Self-exclusion apps are used by bettors to voluntarily ban them from gambling for a restricted period of time. Self-exclusion apps are often used by those who struggle to control their gambling and those who are vulnerable. GamStop is the multi-operator self-exclusion scheme for the online sector.

PPB is being fined because, on 21 November 2021, the operator’s app sent a push notification offering enhanced odds for a football match between Spurs and Leeds to devices that were either linked to accounts that were GamStop registered, or devices linked to accounts that were self-excluded with the licensee.

As a consequence of breaching the rules implemented by the Gambling Commission, PPB has been fined £490,000. Its responsibilities were to take all steps to prevent any marketing material being sent to a self-excluded customer, and to remove the data of self-excluded bettors from any marketing database within two days of receiving the notification that the customer has decided to self-exclude. 

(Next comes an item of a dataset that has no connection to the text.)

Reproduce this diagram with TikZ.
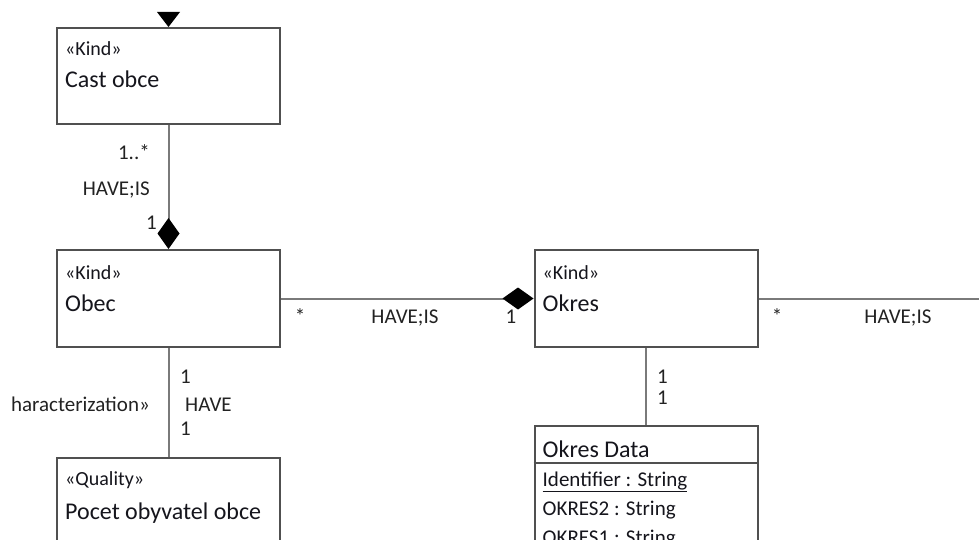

This fine comes one month after Betfair received a SEK 4m penalty fee from the Swedish Gambling Authority (Spelinspektionen) for allowing customers to bet on the Under-21 (U21) Allsvenskan football league.

CEO of Flutter UK&I Ian Brown sent a statement to Gambling Insider, saying: “Flutter’s ambition is to lead the industry in safer gambling and we apologise for this mistake. The push notification in question was sent in error and, once discovered by our team, we took immediate steps to rectify the issue and proactively notified the Gambling Commission.

"We know that neither Paddy Power nor the regulator received any complaints about the message. We continue to work closely with the Gambling Commission in all areas and we are committed to operating at the highest possible levels of responsibility.”

Kay Roberts, Gambling Commission Executive Director of Operations, said: “Although there is no evidence the marketing was intentional, nor that all the people with apps saw the notification, or that self-excluded customers were allowed to gamble, we take such breaches seriously.

“We would advise all operators to learn from the operator’s failures and ensure their systems are robust enough to always prevent self-excluded customers from being sent promotional material.”